• _Directions for this task_
Reproduce the listing below word for word, with no pictures.

• _Given material_
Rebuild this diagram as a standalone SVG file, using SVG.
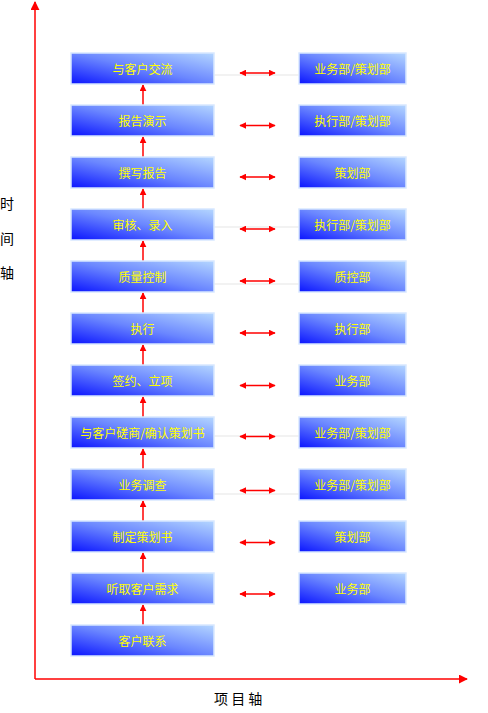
<svg xmlns="http://www.w3.org/2000/svg" width="488" height="713" viewBox="0 0 488 713">
<defs>
<linearGradient id="g" x1="0" y1="1" x2="1" y2="0">
<stop offset="0" stop-color="#0a14ff"/>
<stop offset="0.5" stop-color="#6a86ff"/>
<stop offset="1" stop-color="#b4d6ff"/>
</linearGradient>
<marker id="ah" viewBox="0 0 10 10" refX="9" refY="5" markerWidth="7" markerHeight="7" markerUnits="userSpaceOnUse" orient="auto-start-reverse">
<path d="M0,0 L10,5 L0,10 z" fill="#ff0000"/>
</marker>
<marker id="ax" viewBox="0 0 10 10" refX="9" refY="5" markerWidth="9" markerHeight="9" markerUnits="userSpaceOnUse" orient="auto">
<path d="M0,0 L10,5 L0,10 z" fill="#ff0000"/>
</marker>
</defs>
<style>
.box{fill:url(#g);stroke:#d8e8ff;stroke-width:1.5}
.t{font-family:"Noto Sans CJK SC","Liberation Sans",sans-serif;font-size:12px;fill:#ffff00;text-anchor:middle;dominant-baseline:central}
.lab{font-family:"Noto Sans CJK SC","Liberation Sans",sans-serif;font-size:14px;fill:#000}
.red{stroke:#ff0000;stroke-width:1.5;fill:none}
.gray{stroke:#e6e6e6;stroke-width:1.2}
</style>
<g id="connectors">
<line class="gray" x1="214" y1="75" x2="299" y2="75"/>
<line class="gray" x1="214" y1="227" x2="299" y2="227"/>
<line class="gray" x1="214" y1="284" x2="299" y2="284"/>
<line class="gray" x1="214" y1="436" x2="299" y2="436"/>
<line class="gray" x1="214" y1="494" x2="299" y2="494"/>
<line class="red" x1="35" y1="679" x2="35" y2="2" marker-end="url(#ax)"/>
<line class="red" x1="35" y1="679" x2="467" y2="679" marker-end="url(#ax)"/>
<line class="red" x1="143" y1="105" x2="143" y2="85" marker-end="url(#ah)"/>
<line class="red" x1="143" y1="157" x2="143" y2="137" marker-end="url(#ah)"/>
<line class="red" x1="143" y1="209" x2="143" y2="189" marker-end="url(#ah)"/>
<line class="red" x1="143" y1="261" x2="143" y2="241" marker-end="url(#ah)"/>
<line class="red" x1="143" y1="313" x2="143" y2="293" marker-end="url(#ah)"/>
<line class="red" x1="143" y1="365" x2="143" y2="345" marker-end="url(#ah)"/>
<line class="red" x1="143" y1="417" x2="143" y2="397" marker-end="url(#ah)"/>
<line class="red" x1="143" y1="469" x2="143" y2="449" marker-end="url(#ah)"/>
<line class="red" x1="143" y1="521" x2="143" y2="501" marker-end="url(#ah)"/>
<line class="red" x1="143" y1="573" x2="143" y2="553" marker-end="url(#ah)"/>
<line class="red" x1="143" y1="625" x2="143" y2="605" marker-end="url(#ah)"/>
<line class="red" x1="240" y1="73" x2="275" y2="73" marker-start="url(#ah)" marker-end="url(#ah)"/>
<line class="red" x1="240" y1="125.5" x2="275" y2="125.5" marker-start="url(#ah)" marker-end="url(#ah)"/>
<line class="red" x1="240" y1="177" x2="275" y2="177" marker-start="url(#ah)" marker-end="url(#ah)"/>
<line class="red" x1="240" y1="229" x2="275" y2="229" marker-start="url(#ah)" marker-end="url(#ah)"/>
<line class="red" x1="240" y1="281" x2="275" y2="281" marker-start="url(#ah)" marker-end="url(#ah)"/>
<line class="red" x1="240" y1="333" x2="275" y2="333" marker-start="url(#ah)" marker-end="url(#ah)"/>
<line class="red" x1="240" y1="385.5" x2="275" y2="385.5" marker-start="url(#ah)" marker-end="url(#ah)"/>
<line class="red" x1="240" y1="436.5" x2="275" y2="436.5" marker-start="url(#ah)" marker-end="url(#ah)"/>
<line class="red" x1="240" y1="490.5" x2="275" y2="490.5" marker-start="url(#ah)" marker-end="url(#ah)"/>
<line class="red" x1="240" y1="542.5" x2="275" y2="542.5" marker-start="url(#ah)" marker-end="url(#ah)"/>
<line class="red" x1="240" y1="594" x2="275" y2="594" marker-start="url(#ah)" marker-end="url(#ah)"/>
</g>
<g id="L1"><rect class="box" x="71" y="53" width="143" height="31"/><text class="t" x="142.5" y="68.5">与客户交流</text></g>
<g id="L2"><rect class="box" x="71" y="105" width="143" height="31"/><text class="t" x="142.5" y="120.5">报告演示</text></g>
<g id="L3"><rect class="box" x="71" y="157" width="143" height="31"/><text class="t" x="142.5" y="172.5">撰写报告</text></g>
<g id="L4"><rect class="box" x="71" y="209" width="143" height="31"/><text class="t" x="142.5" y="224.5">审核、录入</text></g>
<g id="L5"><rect class="box" x="71" y="261" width="143" height="31"/><text class="t" x="142.5" y="276.5">质量控制</text></g>
<g id="L6"><rect class="box" x="71" y="313" width="143" height="31"/><text class="t" x="142.5" y="328.5">执行</text></g>
<g id="L7"><rect class="box" x="71" y="365" width="143" height="31"/><text class="t" x="142.5" y="380.5">签约、立项</text></g>
<g id="L8"><rect class="box" x="71" y="417" width="143" height="31"/><text class="t" x="142.5" y="432.5">与客户磋商/确认策划书</text></g>
<g id="L9"><rect class="box" x="71" y="469" width="143" height="31"/><text class="t" x="142.5" y="484.5">业务调查</text></g>
<g id="L10"><rect class="box" x="71" y="521" width="143" height="31"/><text class="t" x="142.5" y="536.5">制定策划书</text></g>
<g id="L11"><rect class="box" x="71" y="573" width="143" height="31"/><text class="t" x="142.5" y="588.5">听取客户需求</text></g>
<g id="L12"><rect class="box" x="71" y="625" width="143" height="31"/><text class="t" x="142.5" y="640.5">客户联系</text></g>
<g id="R1"><rect class="box" x="299" y="53" width="107" height="31"/><text class="t" x="352.5" y="68.5">业务部/策划部</text></g>
<g id="R2"><rect class="box" x="299" y="105" width="107" height="31"/><text class="t" x="352.5" y="120.5">执行部/策划部</text></g>
<g id="R3"><rect class="box" x="299" y="157" width="107" height="31"/><text class="t" x="352.5" y="172.5">策划部</text></g>
<g id="R4"><rect class="box" x="299" y="209" width="107" height="31"/><text class="t" x="352.5" y="224.5">执行部/策划部</text></g>
<g id="R5"><rect class="box" x="299" y="261" width="107" height="31"/><text class="t" x="352.5" y="276.5">质控部</text></g>
<g id="R6"><rect class="box" x="299" y="313" width="107" height="31"/><text class="t" x="352.5" y="328.5">执行部</text></g>
<g id="R7"><rect class="box" x="299" y="365" width="107" height="31"/><text class="t" x="352.5" y="380.5">业务部</text></g>
<g id="R8"><rect class="box" x="299" y="417" width="107" height="31"/><text class="t" x="352.5" y="432.5">业务部/策划部</text></g>
<g id="R9"><rect class="box" x="299" y="469" width="107" height="31"/><text class="t" x="352.5" y="484.5">业务部/策划部</text></g>
<g id="R10"><rect class="box" x="299" y="521" width="107" height="31"/><text class="t" x="352.5" y="536.5">策划部</text></g>
<g id="R11"><rect class="box" x="299" y="573" width="107" height="31"/><text class="t" x="352.5" y="588.5">业务部</text></g>
<g id="axis-labels">
<text class="lab" x="0" y="209">时</text>
<text class="lab" x="0" y="244">间</text>
<text class="lab" x="0" y="278">轴</text>
<text class="lab" x="214" y="704">项 目 轴</text>
</g>
</svg>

• _Exercise result_
Rebuild this diagram as a standalone SVG file, using SVG.
<svg xmlns="http://www.w3.org/2000/svg" width="488" height="713" viewBox="0 0 488 713">
<defs>
<linearGradient id="g" x1="0" y1="1" x2="1" y2="0">
<stop offset="0" stop-color="#0a14ff"/>
<stop offset="0.5" stop-color="#6a86ff"/>
<stop offset="1" stop-color="#b4d6ff"/>
</linearGradient>
<marker id="ah" viewBox="0 0 10 10" refX="9" refY="5" markerWidth="7" markerHeight="7" markerUnits="userSpaceOnUse" orient="auto-start-reverse">
<path d="M0,0 L10,5 L0,10 z" fill="#ff0000"/>
</marker>
<marker id="ax" viewBox="0 0 10 10" refX="9" refY="5" markerWidth="9" markerHeight="9" markerUnits="userSpaceOnUse" orient="auto">
<path d="M0,0 L10,5 L0,10 z" fill="#ff0000"/>
</marker>
</defs>
<style>
.box{fill:url(#g);stroke:#d8e8ff;stroke-width:1.5}
.t{font-family:"Noto Sans CJK SC","Liberation Sans",sans-serif;font-size:12px;fill:#ffff00;text-anchor:middle;dominant-baseline:central}
.lab{font-family:"Noto Sans CJK SC","Liberation Sans",sans-serif;font-size:14px;fill:#000}
.red{stroke:#ff0000;stroke-width:1.5;fill:none}
.gray{stroke:#e6e6e6;stroke-width:1.2}
</style>
<g id="connectors">
<line class="gray" x1="214" y1="75" x2="299" y2="75"/>
<line class="gray" x1="214" y1="227" x2="299" y2="227"/>
<line class="gray" x1="214" y1="284" x2="299" y2="284"/>
<line class="gray" x1="214" y1="436" x2="299" y2="436"/>
<line class="gray" x1="214" y1="494" x2="299" y2="494"/>
<line class="red" x1="35" y1="679" x2="35" y2="2" marker-end="url(#ax)"/>
<line class="red" x1="35" y1="679" x2="467" y2="679" marker-end="url(#ax)"/>
<line class="red" x1="143" y1="105" x2="143" y2="85" marker-end="url(#ah)"/>
<line class="red" x1="143" y1="157" x2="143" y2="137" marker-end="url(#ah)"/>
<line class="red" x1="143" y1="209" x2="143" y2="189" marker-end="url(#ah)"/>
<line class="red" x1="143" y1="261" x2="143" y2="241" marker-end="url(#ah)"/>
<line class="red" x1="143" y1="313" x2="143" y2="293" marker-end="url(#ah)"/>
<line class="red" x1="143" y1="365" x2="143" y2="345" marker-end="url(#ah)"/>
<line class="red" x1="143" y1="417" x2="143" y2="397" marker-end="url(#ah)"/>
<line class="red" x1="143" y1="469" x2="143" y2="449" marker-end="url(#ah)"/>
<line class="red" x1="143" y1="521" x2="143" y2="501" marker-end="url(#ah)"/>
<line class="red" x1="143" y1="573" x2="143" y2="553" marker-end="url(#ah)"/>
<line class="red" x1="143" y1="625" x2="143" y2="605" marker-end="url(#ah)"/>
<line class="red" x1="240" y1="73" x2="275" y2="73" marker-start="url(#ah)" marker-end="url(#ah)"/>
<line class="red" x1="240" y1="125.5" x2="275" y2="125.5" marker-start="url(#ah)" marker-end="url(#ah)"/>
<line class="red" x1="240" y1="177" x2="275" y2="177" marker-start="url(#ah)" marker-end="url(#ah)"/>
<line class="red" x1="240" y1="229" x2="275" y2="229" marker-start="url(#ah)" marker-end="url(#ah)"/>
<line class="red" x1="240" y1="281" x2="275" y2="281" marker-start="url(#ah)" marker-end="url(#ah)"/>
<line class="red" x1="240" y1="333" x2="275" y2="333" marker-start="url(#ah)" marker-end="url(#ah)"/>
<line class="red" x1="240" y1="385.5" x2="275" y2="385.5" marker-start="url(#ah)" marker-end="url(#ah)"/>
<line class="red" x1="240" y1="436.5" x2="275" y2="436.5" marker-start="url(#ah)" marker-end="url(#ah)"/>
<line class="red" x1="240" y1="490.5" x2="275" y2="490.5" marker-start="url(#ah)" marker-end="url(#ah)"/>
<line class="red" x1="240" y1="542.5" x2="275" y2="542.5" marker-start="url(#ah)" marker-end="url(#ah)"/>
<line class="red" x1="240" y1="594" x2="275" y2="594" marker-start="url(#ah)" marker-end="url(#ah)"/>
</g>
<g id="L1"><rect class="box" x="71" y="53" width="143" height="31"/><text class="t" x="142.5" y="68.5">与客户交流</text></g>
<g id="L2"><rect class="box" x="71" y="105" width="143" height="31"/><text class="t" x="142.5" y="120.5">报告演示</text></g>
<g id="L3"><rect class="box" x="71" y="157" width="143" height="31"/><text class="t" x="142.5" y="172.5">撰写报告</text></g>
<g id="L4"><rect class="box" x="71" y="209" width="143" height="31"/><text class="t" x="142.5" y="224.5">审核、录入</text></g>
<g id="L5"><rect class="box" x="71" y="261" width="143" height="31"/><text class="t" x="142.5" y="276.5">质量控制</text></g>
<g id="L6"><rect class="box" x="71" y="313" width="143" height="31"/><text class="t" x="142.5" y="328.5">执行</text></g>
<g id="L7"><rect class="box" x="71" y="365" width="143" height="31"/><text class="t" x="142.5" y="380.5">签约、立项</text></g>
<g id="L8"><rect class="box" x="71" y="417" width="143" height="31"/><text class="t" x="142.5" y="432.5">与客户磋商/确认策划书</text></g>
<g id="L9"><rect class="box" x="71" y="469" width="143" height="31"/><text class="t" x="142.5" y="484.5">业务调查</text></g>
<g id="L10"><rect class="box" x="71" y="521" width="143" height="31"/><text class="t" x="142.5" y="536.5">制定策划书</text></g>
<g id="L11"><rect class="box" x="71" y="573" width="143" height="31"/><text class="t" x="142.5" y="588.5">听取客户需求</text></g>
<g id="L12"><rect class="box" x="71" y="625" width="143" height="31"/><text class="t" x="142.5" y="640.5">客户联系</text></g>
<g id="R1"><rect class="box" x="299" y="53" width="107" height="31"/><text class="t" x="352.5" y="68.5">业务部/策划部</text></g>
<g id="R2"><rect class="box" x="299" y="105" width="107" height="31"/><text class="t" x="352.5" y="120.5">执行部/策划部</text></g>
<g id="R3"><rect class="box" x="299" y="157" width="107" height="31"/><text class="t" x="352.5" y="172.5">策划部</text></g>
<g id="R4"><rect class="box" x="299" y="209" width="107" height="31"/><text class="t" x="352.5" y="224.5">执行部/策划部</text></g>
<g id="R5"><rect class="box" x="299" y="261" width="107" height="31"/><text class="t" x="352.5" y="276.5">质控部</text></g>
<g id="R6"><rect class="box" x="299" y="313" width="107" height="31"/><text class="t" x="352.5" y="328.5">执行部</text></g>
<g id="R7"><rect class="box" x="299" y="365" width="107" height="31"/><text class="t" x="352.5" y="380.5">业务部</text></g>
<g id="R8"><rect class="box" x="299" y="417" width="107" height="31"/><text class="t" x="352.5" y="432.5">业务部/策划部</text></g>
<g id="R9"><rect class="box" x="299" y="469" width="107" height="31"/><text class="t" x="352.5" y="484.5">业务部/策划部</text></g>
<g id="R10"><rect class="box" x="299" y="521" width="107" height="31"/><text class="t" x="352.5" y="536.5">策划部</text></g>
<g id="R11"><rect class="box" x="299" y="573" width="107" height="31"/><text class="t" x="352.5" y="588.5">业务部</text></g>
<g id="axis-labels">
<text class="lab" x="0" y="209">时</text>
<text class="lab" x="0" y="244">间</text>
<text class="lab" x="0" y="278">轴</text>
<text class="lab" x="214" y="704">项 目 轴</text>
</g>
</svg>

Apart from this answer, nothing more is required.